Friday, September 02, 2011
Chairman Martin on The Mall
The Martin Luther King Monument is Stalinesque with a strong reference of something from the Upper Nile with a hint of a Sphinx like behind. It is awful. It was designed and carved in China. Why?
Edward Rothstein in the New York Times.
"As for the portrait of Dr. King, it seems to have been based on a photograph by Bob Fitch that shows him with crossed arms, engrossed in thought. But here, the crossing of arms is a sign of something else: determination, perhaps. Or command. Monumental, not human.
"And the mound’s isolation from any other tall objects, its enormity and Dr. King’s posture all conspire to make him seem an authoritarian figure, emerging full-grown from the rock’s chiseled surface, at one with the ancient forces of nature, seeming to claim their authority as his. You don’t come here to commune with him, let alone to attend to the ideas the memorial’s Web site insists are latent here: “democracy, justice, hope and love.” You come to tilt your head back and follow; he, clearly, has his mind elsewhere.

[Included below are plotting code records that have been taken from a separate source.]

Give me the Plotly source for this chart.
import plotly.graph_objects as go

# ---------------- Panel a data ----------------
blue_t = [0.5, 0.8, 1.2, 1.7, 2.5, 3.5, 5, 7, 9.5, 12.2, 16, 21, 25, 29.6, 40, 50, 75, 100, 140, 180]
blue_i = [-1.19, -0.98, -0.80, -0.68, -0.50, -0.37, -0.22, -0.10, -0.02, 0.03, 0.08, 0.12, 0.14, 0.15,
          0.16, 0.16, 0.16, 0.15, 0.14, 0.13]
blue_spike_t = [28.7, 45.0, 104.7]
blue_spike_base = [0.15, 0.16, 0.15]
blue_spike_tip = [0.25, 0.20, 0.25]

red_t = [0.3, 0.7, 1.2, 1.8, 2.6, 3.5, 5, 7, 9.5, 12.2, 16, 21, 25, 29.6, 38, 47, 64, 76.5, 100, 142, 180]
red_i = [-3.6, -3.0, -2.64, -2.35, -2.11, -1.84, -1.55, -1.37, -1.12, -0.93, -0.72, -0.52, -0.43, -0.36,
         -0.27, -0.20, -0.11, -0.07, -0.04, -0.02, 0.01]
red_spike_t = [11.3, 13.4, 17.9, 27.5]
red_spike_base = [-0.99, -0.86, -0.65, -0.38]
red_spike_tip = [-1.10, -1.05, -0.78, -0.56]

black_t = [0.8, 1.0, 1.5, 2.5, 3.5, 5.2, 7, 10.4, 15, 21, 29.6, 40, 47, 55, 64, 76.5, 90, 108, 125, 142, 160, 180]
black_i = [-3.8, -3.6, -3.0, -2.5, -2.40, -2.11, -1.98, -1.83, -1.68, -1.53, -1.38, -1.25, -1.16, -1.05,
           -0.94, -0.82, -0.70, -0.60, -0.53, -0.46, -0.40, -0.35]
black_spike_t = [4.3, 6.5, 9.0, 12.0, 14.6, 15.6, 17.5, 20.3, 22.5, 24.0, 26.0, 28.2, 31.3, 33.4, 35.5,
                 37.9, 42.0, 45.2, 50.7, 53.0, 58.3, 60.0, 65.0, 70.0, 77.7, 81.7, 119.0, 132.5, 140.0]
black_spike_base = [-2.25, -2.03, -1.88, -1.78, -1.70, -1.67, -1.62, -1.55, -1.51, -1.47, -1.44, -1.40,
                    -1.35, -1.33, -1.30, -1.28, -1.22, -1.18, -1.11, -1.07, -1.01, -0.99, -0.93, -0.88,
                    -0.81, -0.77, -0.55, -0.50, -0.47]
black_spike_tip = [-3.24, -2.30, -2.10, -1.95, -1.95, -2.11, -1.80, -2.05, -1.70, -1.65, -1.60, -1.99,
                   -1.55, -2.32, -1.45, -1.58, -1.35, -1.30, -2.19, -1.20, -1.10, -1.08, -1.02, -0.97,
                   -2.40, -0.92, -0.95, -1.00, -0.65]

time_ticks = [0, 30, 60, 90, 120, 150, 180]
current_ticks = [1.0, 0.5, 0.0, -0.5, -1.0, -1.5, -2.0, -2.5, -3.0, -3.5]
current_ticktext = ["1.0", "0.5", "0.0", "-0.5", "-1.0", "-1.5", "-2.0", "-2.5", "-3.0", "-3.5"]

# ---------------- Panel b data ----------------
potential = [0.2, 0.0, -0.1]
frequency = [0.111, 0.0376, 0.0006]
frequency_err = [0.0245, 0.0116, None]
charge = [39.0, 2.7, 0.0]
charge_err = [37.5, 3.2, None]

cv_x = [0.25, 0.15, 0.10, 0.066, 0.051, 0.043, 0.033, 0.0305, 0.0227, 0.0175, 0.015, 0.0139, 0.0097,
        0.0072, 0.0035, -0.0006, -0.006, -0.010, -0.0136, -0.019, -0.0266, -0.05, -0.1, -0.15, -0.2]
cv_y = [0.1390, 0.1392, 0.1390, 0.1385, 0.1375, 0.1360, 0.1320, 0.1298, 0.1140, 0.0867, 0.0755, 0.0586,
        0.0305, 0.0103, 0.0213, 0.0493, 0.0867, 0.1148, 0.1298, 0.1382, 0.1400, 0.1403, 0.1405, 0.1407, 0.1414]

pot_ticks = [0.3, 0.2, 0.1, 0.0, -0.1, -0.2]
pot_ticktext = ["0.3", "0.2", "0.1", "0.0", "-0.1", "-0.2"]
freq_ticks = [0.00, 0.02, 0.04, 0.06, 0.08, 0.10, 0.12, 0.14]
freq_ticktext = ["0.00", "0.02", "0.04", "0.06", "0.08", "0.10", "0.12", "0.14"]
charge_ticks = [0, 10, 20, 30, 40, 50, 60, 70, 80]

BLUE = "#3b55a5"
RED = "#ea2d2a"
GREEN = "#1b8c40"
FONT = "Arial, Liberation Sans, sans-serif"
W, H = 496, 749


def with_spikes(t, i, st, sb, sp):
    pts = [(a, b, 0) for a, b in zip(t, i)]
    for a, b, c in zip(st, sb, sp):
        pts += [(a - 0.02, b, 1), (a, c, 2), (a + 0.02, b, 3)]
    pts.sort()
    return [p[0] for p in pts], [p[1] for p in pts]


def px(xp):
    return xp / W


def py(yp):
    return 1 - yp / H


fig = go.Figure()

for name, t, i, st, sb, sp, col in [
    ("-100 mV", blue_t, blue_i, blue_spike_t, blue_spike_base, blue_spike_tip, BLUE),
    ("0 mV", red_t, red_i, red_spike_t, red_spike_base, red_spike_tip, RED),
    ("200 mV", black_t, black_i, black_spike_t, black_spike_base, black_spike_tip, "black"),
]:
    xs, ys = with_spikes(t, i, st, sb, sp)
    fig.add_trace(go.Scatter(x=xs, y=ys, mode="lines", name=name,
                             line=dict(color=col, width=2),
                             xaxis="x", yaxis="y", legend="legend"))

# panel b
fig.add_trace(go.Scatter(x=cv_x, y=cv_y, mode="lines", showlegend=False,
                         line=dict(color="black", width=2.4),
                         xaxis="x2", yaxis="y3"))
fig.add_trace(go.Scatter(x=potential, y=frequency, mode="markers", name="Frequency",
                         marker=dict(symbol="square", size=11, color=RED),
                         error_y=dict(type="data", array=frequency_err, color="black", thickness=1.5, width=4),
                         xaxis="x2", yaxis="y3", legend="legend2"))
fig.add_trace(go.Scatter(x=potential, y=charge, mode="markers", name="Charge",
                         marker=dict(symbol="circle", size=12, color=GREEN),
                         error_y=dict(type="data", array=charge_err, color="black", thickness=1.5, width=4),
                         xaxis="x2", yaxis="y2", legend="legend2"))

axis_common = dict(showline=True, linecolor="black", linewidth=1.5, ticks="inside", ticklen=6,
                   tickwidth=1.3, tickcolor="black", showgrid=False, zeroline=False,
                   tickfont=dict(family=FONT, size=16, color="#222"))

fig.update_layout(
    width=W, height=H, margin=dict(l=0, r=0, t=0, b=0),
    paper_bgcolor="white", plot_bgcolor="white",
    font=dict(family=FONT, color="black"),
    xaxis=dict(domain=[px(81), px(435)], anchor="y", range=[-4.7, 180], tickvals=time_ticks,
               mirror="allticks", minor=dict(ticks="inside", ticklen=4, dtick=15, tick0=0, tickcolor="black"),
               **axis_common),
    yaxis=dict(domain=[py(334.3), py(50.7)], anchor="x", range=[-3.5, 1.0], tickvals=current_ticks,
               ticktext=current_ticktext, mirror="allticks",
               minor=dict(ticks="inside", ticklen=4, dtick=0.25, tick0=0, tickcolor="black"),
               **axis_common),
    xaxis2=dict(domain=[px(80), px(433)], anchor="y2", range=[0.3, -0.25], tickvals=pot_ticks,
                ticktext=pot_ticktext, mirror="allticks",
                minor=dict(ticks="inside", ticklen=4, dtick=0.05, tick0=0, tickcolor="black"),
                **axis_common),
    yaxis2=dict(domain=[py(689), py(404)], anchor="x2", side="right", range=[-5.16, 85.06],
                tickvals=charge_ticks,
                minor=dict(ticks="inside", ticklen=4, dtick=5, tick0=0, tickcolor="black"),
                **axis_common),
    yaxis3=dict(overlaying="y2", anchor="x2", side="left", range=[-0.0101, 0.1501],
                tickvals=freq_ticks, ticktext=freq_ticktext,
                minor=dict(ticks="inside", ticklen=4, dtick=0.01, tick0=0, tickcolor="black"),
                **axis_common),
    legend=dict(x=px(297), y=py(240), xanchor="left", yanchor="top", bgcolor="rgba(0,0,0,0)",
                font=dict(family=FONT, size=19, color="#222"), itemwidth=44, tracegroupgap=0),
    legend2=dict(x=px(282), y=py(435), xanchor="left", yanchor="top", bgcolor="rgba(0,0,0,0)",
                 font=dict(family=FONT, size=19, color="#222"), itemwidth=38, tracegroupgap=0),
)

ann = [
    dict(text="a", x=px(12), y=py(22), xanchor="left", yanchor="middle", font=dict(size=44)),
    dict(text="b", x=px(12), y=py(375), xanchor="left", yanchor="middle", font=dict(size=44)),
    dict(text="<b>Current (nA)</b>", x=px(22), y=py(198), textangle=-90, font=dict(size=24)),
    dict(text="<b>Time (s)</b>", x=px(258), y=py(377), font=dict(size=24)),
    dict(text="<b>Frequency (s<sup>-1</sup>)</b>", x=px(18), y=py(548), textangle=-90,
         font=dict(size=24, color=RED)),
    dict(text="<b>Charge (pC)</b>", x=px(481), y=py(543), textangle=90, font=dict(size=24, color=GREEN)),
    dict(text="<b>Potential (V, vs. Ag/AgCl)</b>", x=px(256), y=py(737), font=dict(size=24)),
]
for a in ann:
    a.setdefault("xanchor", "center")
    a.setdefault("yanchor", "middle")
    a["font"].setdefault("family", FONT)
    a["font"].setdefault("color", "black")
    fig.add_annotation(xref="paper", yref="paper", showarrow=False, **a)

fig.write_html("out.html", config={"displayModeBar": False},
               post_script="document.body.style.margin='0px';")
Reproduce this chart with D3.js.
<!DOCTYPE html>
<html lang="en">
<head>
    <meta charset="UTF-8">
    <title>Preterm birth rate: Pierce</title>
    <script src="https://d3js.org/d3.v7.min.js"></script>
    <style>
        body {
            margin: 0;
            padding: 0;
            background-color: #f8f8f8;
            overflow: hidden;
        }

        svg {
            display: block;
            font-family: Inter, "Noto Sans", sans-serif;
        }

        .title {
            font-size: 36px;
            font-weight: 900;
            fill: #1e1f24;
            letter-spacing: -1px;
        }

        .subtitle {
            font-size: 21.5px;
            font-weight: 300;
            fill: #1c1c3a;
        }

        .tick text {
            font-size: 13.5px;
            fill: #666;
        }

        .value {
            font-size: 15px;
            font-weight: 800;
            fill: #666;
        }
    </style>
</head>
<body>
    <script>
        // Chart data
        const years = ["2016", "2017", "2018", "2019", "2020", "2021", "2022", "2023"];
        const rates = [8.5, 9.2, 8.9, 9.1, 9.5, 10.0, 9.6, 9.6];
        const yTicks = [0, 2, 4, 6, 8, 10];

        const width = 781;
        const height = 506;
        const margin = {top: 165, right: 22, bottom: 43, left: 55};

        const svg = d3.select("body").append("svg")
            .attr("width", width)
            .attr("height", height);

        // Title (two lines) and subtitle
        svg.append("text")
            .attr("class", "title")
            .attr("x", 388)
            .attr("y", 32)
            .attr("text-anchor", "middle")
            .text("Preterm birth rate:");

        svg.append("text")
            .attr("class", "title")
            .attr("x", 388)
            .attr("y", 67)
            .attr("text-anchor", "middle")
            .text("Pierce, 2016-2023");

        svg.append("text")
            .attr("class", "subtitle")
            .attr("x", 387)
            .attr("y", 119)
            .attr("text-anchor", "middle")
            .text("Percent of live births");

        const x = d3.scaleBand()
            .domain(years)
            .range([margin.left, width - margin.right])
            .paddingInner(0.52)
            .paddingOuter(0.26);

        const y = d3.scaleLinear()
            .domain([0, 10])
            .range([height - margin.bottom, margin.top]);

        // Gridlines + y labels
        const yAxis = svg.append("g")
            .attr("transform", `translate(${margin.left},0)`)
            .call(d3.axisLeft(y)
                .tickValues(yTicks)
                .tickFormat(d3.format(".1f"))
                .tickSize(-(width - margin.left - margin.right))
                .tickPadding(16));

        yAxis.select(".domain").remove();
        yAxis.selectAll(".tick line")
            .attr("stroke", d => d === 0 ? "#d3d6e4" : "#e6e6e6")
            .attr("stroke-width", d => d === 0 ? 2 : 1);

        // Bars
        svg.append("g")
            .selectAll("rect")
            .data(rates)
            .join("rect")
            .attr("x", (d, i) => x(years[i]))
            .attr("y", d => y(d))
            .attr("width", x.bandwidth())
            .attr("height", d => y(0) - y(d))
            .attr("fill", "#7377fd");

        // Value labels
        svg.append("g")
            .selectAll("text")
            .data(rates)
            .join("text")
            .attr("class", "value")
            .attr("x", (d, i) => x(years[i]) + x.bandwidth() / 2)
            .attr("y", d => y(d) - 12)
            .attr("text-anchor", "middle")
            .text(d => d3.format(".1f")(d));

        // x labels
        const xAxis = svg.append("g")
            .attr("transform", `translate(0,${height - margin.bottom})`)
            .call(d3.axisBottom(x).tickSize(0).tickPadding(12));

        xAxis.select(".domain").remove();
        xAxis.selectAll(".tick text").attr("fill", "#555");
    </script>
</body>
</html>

"The failure may also have a larger cause. Many recent memorials proliferating along the Mall have trivialized or mischaracterized their subjects. The World War II memorial seems almost phony, with its artificial allusions to antiquity; the Roosevelt Memorial diminishes that president and even implies that he was a pacifist (featuring his words “I hate war”) instead of a wartime leader responsible for building up the “arsenal of democracy.” Why shouldn’t King, too, be misread -- turning the minister into a warrior or a ruler, as if caricaturing or trying too hard to resemble his company on the Mall?"